Hypertrophic cardiomyopathy (HCM) is the most common inherited cardiovascular disease, and pediatric-onset disease is associated with a worse prognosis than adult-onset HCM. In adolescents with obstructive disease, left ventricular outflow tract (LVOT) obstruction contributes to symptoms, functional limitation, and progression to advanced therapies. Despite this, no targeted pharmacologic therapies have been established in this population.

On March 29, 2026, at the American College of Cardiology Scientific Sessions, Dr. Joseph Rossano presented results from SCOUT-HCM (NCT06253221), a phase 3, randomized, double-blind, placebo-controlled trial evaluating mavacamten in adolescents aged 12 to <18 years with symptomatic obstructive HCM. The study was simultaneously published in the New England Journal of Medicine.

A total of 44 patients with Valsalva LVOT gradient ≥30 mm Hg, maximal LVOT gradient ≥50 mm Hg, LVEF ≥60%, and NYHA class II-III symptoms were randomized 1:1 to mavacamten or placebo. Baseline characteristics were balanced between groups. At 28 weeks, mavacamten significantly reduced Valsalva LVOT gradient compared with placebo, with a mean reduction sufficient to bring average gradients below the threshold for obstruction in the treatment group, while gradients remained elevated in the placebo group.

Secondary analyses demonstrated consistent improvements across multiple measures of disease severity. Mavacamten reduced resting and post-exercise LVOT gradients and was associated with improvements in diastolic function, left ventricular hypertrophy, NYHA functional class, and mitral regurgitation severity. A greater proportion of patients treated with mavacamten achieved clinically meaningful reductions in LVOT gradient and improvements in functional class compared with placebo. Exploratory analyses showed reductions in biomarkers of myocardial stress and injury, including NT-proBNP and high-sensitivity troponin, supporting a favorable biologic effect on disease activity. Safety outcomes were similar between treatment groups. Treatment-emergent adverse events and serious adverse events occurred at comparable rates in the mavacamten and placebo arms.

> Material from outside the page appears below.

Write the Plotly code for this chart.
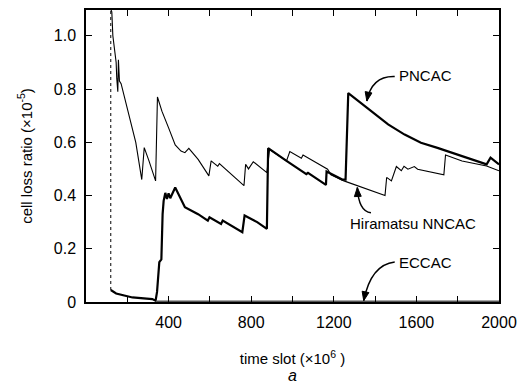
import math
import plotly.graph_objects as go

# Hiramatsu NNCAC (thin line) – initial dotted jump then solid sawtooth decay
hira_jump_t = [120, 120]
hira_jump_y = [0.045, 1.10]
hira_t = [120, 125, 130, 138, 146, 149, 154, 157, 162, 170, 186, 210, 241, 270, 282, 305, 337, 346,
          368, 400, 432, 460, 479, 498, 543, 595, 606, 622, 638, 646, 702, 765, 773, 787, 810,
          876, 889, 924, 971, 987, 1043, 1051, 1170, 1186, 1249, 1448, 1456, 1479, 1503, 1527,
          1540, 1559, 1590, 1606, 1733, 1741, 1781, 1821, 1940, 2000]
hira_y = [1.10, 1.09, 1.00, 0.94, 0.90, 0.84, 0.79, 0.91, 0.83, 0.82, 0.77, 0.70, 0.60, 0.46, 0.58, 0.53,
          0.455, 0.77, 0.716, 0.654, 0.59, 0.567, 0.561, 0.577, 0.536, 0.474, 0.53, 0.52, 0.51,
          0.52, 0.48, 0.437, 0.517, 0.50, 0.527, 0.486, 0.573, 0.555, 0.53, 0.565, 0.54, 0.552,
          0.499, 0.478, 0.455, 0.40, 0.468, 0.455, 0.509, 0.493, 0.51, 0.499, 0.509, 0.499,
          0.478, 0.552, 0.542, 0.53, 0.511, 0.493]

# PNCAC (thick line)
pn_t = [120, 146, 225, 321, 337, 344, 355, 365, 371, 376, 384, 392, 400, 408, 432, 479, 543, 590,
        598, 654, 662, 757, 768, 829, 876, 882, 971, 1067, 1075, 1162, 1165, 1241, 1257, 1270,
        1352, 1463, 1543, 1622, 1702, 1813, 1940, 1959, 2000]
pn_y = [0.045, 0.032, 0.017, 0.011, 0.005, 0.038, 0.15, 0.16, 0.33, 0.38, 0.41, 0.387, 0.408, 0.39,
        0.43, 0.356, 0.33, 0.306, 0.318, 0.293, 0.306, 0.262, 0.325, 0.30, 0.275, 0.578, 0.53,
        0.48, 0.485, 0.44, 0.49, 0.46, 0.46, 0.785, 0.735, 0.667, 0.629, 0.598, 0.579, 0.549,
        0.517, 0.542, 0.517]

# ECCAC (essentially zero)
ec_t = [340, 2000]
ec_y = [0.003, 0.003]

x_ticks = [400, 800, 1200, 1600, 2000]
y_ticks = [0, 0.2, 0.4, 0.6, 0.8, 1.0]
y_labels = ["0", "0.2", "0.4", "0.6", "0.8", "1.0"]

FONT = "Arial, Liberation Sans, Helvetica, sans-serif"

fig = go.Figure()
fig.add_trace(go.Scatter(x=hira_jump_t, y=hira_jump_y, mode="lines",
                         line=dict(color="black", width=1, dash="dot"), showlegend=False))
fig.add_trace(go.Scatter(x=hira_t, y=hira_y, mode="lines",
                         line=dict(color="black", width=1.1), showlegend=False))
fig.add_trace(go.Scatter(x=pn_t, y=pn_y, mode="lines",
                         line=dict(color="black", width=2.2), showlegend=False))
fig.add_trace(go.Scatter(x=ec_t, y=ec_y, mode="lines",
                         line=dict(color="#555", width=1.5), showlegend=False))

axis_common = dict(showgrid=False, zeroline=False, showline=True, linecolor="black",
                   linewidth=1.5, mirror="ticks", ticks="inside", ticklen=6,
                   tickcolor="black", tickfont=dict(family=FONT, size=16, color="black"))

fig.update_xaxes(range=[0, 2000], tickvals=x_ticks, ticktext=[str(v) for v in x_ticks],
                 minor=dict(dtick=200, tick0=0, ticks="inside", ticklen=6, tickcolor="black"),
                 ticklabelstandoff=5,
                 title=dict(text="time slot (×10<sup>6</sup> )", standoff=24,
                            font=dict(family=FONT, size=15, color="black")),
                 **axis_common)
fig.update_yaxes(range=[0, 1.097], tickvals=y_ticks, ticktext=y_labels,
                 ticklabelstandoff=5,
                 title=dict(text="cell loss ratio (×10<sup>-5</sup>)", standoff=18,
                            font=dict(family=FONT, size=15, color="black")),
                 **axis_common)

# pixel scale for annotation callouts
PX_X = 420 / 2000.0
PX_Y = 294 / 1.097


def callout(x0, y0, cx, cy, x1, y1):
    """Curved callout from (x0,y0) to tip (x1,y1) with filled arrowhead (data coords)."""
    fig.add_shape(type="path", path=f"M {x0},{y0} Q {cx},{cy} {x1},{y1}",
                  xref="x", yref="y", line=dict(color="black", width=1.5))
    dx = (x1 - cx) * PX_X
    dy = -(y1 - cy) * PX_Y
    n = math.hypot(dx, dy)
    ux, uy = dx / n, dy / n
    L, W = 9.0, 3.5
    bx, by = -ux * L, -uy * L
    px_, py_ = -uy * W, ux * W
    pts = [(0, 0), (bx + px_, by + py_), (bx - px_, by - py_)]
    coords = [(x1 + p[0] / PX_X, y1 - p[1] / PX_Y) for p in pts]
    path = "M " + " L ".join(f"{a},{b}" for a, b in coords) + " Z"
    fig.add_shape(type="path", path=path, xref="x", yref="y",
                  line=dict(color="black", width=1), fillcolor="black")


callout(1495, 0.847, 1384, 0.85, 1360, 0.755)
callout(1380, 0.335, 1320, 0.34, 1314, 0.43)
callout(1495, 0.15, 1380, 0.14, 1345, 0.005)

fig.add_annotation(x=1505, y=0.85, xref="x", yref="y", text="PNCAC", showarrow=False,
                   xanchor="left", font=dict(family=FONT, size=15, color="black"))
fig.add_annotation(x=1585, y=0.295, xref="x", yref="y", text="Hiramatsu NNCAC", showarrow=False,
                   xanchor="center", font=dict(family=FONT, size=15, color="black"))
fig.add_annotation(x=1505, y=0.15, xref="x", yref="y", text="ECCAC", showarrow=False,
                   xanchor="left", font=dict(family=FONT, size=15, color="black"))
fig.add_annotation(x=0.5, y=-0.25, xref="paper", yref="paper", yanchor="middle",
                   text="<i>a</i>", showarrow=False,
                   font=dict(family=FONT, size=16, color="black"))

fig.update_layout(width=525, height=386, margin=dict(l=86, r=19, t=8, b=84),
                  plot_bgcolor="white", paper_bgcolor="white")

fig.write_html("out.html")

No deaths occurred, and no patients experienced a reduction in LVEF below 50%, with no signals for atrial fibrillation or symptomatic heart failure observed during the study period. 

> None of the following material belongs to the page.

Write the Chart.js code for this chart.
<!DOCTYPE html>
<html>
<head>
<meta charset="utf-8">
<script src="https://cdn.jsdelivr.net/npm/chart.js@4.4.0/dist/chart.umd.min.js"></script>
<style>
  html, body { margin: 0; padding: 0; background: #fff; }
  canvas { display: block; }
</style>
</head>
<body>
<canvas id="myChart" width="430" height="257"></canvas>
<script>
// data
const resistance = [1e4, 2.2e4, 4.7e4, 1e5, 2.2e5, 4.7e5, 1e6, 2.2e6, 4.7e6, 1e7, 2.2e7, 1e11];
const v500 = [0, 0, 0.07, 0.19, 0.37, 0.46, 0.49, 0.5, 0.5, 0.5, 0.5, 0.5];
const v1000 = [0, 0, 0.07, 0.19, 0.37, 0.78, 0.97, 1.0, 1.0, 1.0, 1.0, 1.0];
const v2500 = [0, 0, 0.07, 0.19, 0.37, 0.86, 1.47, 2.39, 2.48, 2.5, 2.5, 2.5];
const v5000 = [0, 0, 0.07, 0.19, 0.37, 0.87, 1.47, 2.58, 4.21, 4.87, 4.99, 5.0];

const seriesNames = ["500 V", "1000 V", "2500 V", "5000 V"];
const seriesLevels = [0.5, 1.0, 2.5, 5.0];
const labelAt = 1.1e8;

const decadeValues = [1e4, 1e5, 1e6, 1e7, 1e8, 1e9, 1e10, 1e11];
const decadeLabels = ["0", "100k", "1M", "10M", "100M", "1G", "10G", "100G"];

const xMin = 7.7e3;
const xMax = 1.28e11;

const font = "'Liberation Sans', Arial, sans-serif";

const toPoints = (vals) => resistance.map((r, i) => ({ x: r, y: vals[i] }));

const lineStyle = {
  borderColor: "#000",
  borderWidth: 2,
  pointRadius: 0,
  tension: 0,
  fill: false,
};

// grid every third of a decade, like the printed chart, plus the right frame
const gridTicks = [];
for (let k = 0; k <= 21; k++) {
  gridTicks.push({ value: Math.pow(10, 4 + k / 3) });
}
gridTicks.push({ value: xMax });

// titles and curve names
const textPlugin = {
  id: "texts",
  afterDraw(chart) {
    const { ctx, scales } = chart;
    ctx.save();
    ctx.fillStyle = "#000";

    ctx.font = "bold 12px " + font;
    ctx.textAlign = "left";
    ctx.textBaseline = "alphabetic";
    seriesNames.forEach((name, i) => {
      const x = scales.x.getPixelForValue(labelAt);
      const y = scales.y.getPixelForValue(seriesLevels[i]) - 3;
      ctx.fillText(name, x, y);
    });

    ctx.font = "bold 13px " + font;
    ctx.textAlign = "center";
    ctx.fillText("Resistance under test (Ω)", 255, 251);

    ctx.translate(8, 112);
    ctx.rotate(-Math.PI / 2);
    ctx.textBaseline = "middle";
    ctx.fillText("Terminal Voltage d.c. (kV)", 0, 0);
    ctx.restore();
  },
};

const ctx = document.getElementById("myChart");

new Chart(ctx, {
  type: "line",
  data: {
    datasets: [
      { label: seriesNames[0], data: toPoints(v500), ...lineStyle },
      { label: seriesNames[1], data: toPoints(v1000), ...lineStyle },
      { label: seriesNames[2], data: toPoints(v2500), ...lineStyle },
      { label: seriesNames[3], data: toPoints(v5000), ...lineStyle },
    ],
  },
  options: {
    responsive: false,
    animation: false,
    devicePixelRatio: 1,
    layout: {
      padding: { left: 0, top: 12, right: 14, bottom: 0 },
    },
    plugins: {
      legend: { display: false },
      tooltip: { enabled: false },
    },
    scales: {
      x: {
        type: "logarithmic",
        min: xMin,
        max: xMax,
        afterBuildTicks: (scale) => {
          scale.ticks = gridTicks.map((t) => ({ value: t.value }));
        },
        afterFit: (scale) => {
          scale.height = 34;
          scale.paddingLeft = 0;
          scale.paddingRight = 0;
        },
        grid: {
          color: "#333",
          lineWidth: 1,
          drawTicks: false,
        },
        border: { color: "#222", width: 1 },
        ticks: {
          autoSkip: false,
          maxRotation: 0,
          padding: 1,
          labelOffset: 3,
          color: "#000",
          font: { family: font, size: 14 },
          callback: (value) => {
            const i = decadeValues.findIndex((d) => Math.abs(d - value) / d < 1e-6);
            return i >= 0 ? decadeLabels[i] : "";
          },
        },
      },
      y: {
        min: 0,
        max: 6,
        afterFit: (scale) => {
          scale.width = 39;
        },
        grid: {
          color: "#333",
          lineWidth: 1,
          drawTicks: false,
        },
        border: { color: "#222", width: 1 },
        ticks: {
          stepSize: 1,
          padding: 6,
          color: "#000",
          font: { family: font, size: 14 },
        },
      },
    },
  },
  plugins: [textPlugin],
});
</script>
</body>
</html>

Taken together, these findings demonstrate that mavacamten significantly improves LVOT obstruction and multiple markers of disease severity in adolescents with symptomatic obstructive HCM. The authors conclude that “SCOUT-HCM supports the use of mavacamten as an efficacious treatment option for symptomatic obstructive HCM in carefully selected adolescent patients, with long-term follow-up ongoing.”